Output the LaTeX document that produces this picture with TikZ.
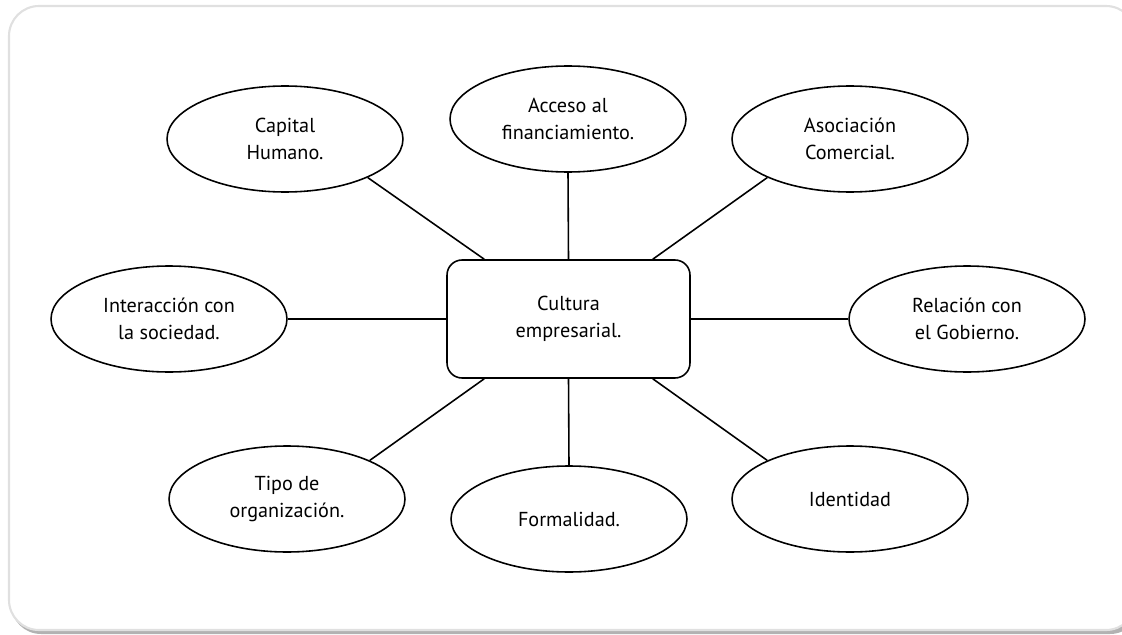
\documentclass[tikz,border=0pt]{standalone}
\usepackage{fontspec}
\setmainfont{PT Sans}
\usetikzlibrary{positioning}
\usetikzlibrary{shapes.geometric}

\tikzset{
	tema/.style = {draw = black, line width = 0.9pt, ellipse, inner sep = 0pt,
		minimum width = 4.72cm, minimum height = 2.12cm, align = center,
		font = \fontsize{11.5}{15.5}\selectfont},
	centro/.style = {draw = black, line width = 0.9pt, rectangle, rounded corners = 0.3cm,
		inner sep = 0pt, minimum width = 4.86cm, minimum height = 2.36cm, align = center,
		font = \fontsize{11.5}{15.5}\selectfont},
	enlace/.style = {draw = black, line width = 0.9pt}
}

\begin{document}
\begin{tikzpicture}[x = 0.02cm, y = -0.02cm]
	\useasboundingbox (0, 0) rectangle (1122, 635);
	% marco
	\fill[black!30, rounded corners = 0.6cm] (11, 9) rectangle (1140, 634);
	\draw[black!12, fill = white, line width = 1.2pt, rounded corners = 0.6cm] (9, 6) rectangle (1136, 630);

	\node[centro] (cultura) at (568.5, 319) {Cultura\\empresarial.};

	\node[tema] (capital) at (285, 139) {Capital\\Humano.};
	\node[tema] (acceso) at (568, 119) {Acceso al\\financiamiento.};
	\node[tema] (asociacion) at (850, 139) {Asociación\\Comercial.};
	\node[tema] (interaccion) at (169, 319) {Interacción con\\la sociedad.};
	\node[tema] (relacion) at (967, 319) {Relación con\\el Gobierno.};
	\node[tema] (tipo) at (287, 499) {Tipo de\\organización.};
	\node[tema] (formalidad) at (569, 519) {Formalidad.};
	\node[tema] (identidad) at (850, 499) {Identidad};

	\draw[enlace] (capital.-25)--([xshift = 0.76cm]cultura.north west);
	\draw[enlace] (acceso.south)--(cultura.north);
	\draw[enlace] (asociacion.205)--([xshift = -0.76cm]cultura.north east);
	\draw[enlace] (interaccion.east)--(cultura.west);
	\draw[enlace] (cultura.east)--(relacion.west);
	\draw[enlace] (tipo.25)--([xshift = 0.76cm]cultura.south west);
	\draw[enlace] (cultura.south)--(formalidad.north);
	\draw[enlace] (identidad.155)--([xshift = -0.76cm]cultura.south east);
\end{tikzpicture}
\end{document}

################

— Your objective —
Return the material line for line, from its beginning to the line that contains "at (850, 499)", with the pictures left out.

— Completed exercise —
Output the LaTeX document that produces this picture with TikZ.
\documentclass[tikz,border=0pt]{standalone}
\usepackage{fontspec}
\setmainfont{PT Sans}
\usetikzlibrary{positioning}
\usetikzlibrary{shapes.geometric}

\tikzset{
	tema/.style = {draw = black, line width = 0.9pt, ellipse, inner sep = 0pt,
		minimum width = 4.72cm, minimum height = 2.12cm, align = center,
		font = \fontsize{11.5}{15.5}\selectfont},
	centro/.style = {draw = black, line width = 0.9pt, rectangle, rounded corners = 0.3cm,
		inner sep = 0pt, minimum width = 4.86cm, minimum height = 2.36cm, align = center,
		font = \fontsize{11.5}{15.5}\selectfont},
	enlace/.style = {draw = black, line width = 0.9pt}
}

\begin{document}
\begin{tikzpicture}[x = 0.02cm, y = -0.02cm]
	\useasboundingbox (0, 0) rectangle (1122, 635);
	% marco
	\fill[black!30, rounded corners = 0.6cm] (11, 9) rectangle (1140, 634);
	\draw[black!12, fill = white, line width = 1.2pt, rounded corners = 0.6cm] (9, 6) rectangle (1136, 630);

	\node[centro] (cultura) at (568.5, 319) {Cultura\\empresarial.};

	\node[tema] (capital) at (285, 139) {Capital\\Humano.};
	\node[tema] (acceso) at (568, 119) {Acceso al\\financiamiento.};
	\node[tema] (asociacion) at (850, 139) {Asociación\\Comercial.};
	\node[tema] (interaccion) at (169, 319) {Interacción con\\la sociedad.};
	\node[tema] (relacion) at (967, 319) {Relación con\\el Gobierno.};
	\node[tema] (tipo) at (287, 499) {Tipo de\\organización.};
	\node[tema] (formalidad) at (569, 519) {Formalidad.};
	\node[tema] (identidad) at (850, 499) {Identidad};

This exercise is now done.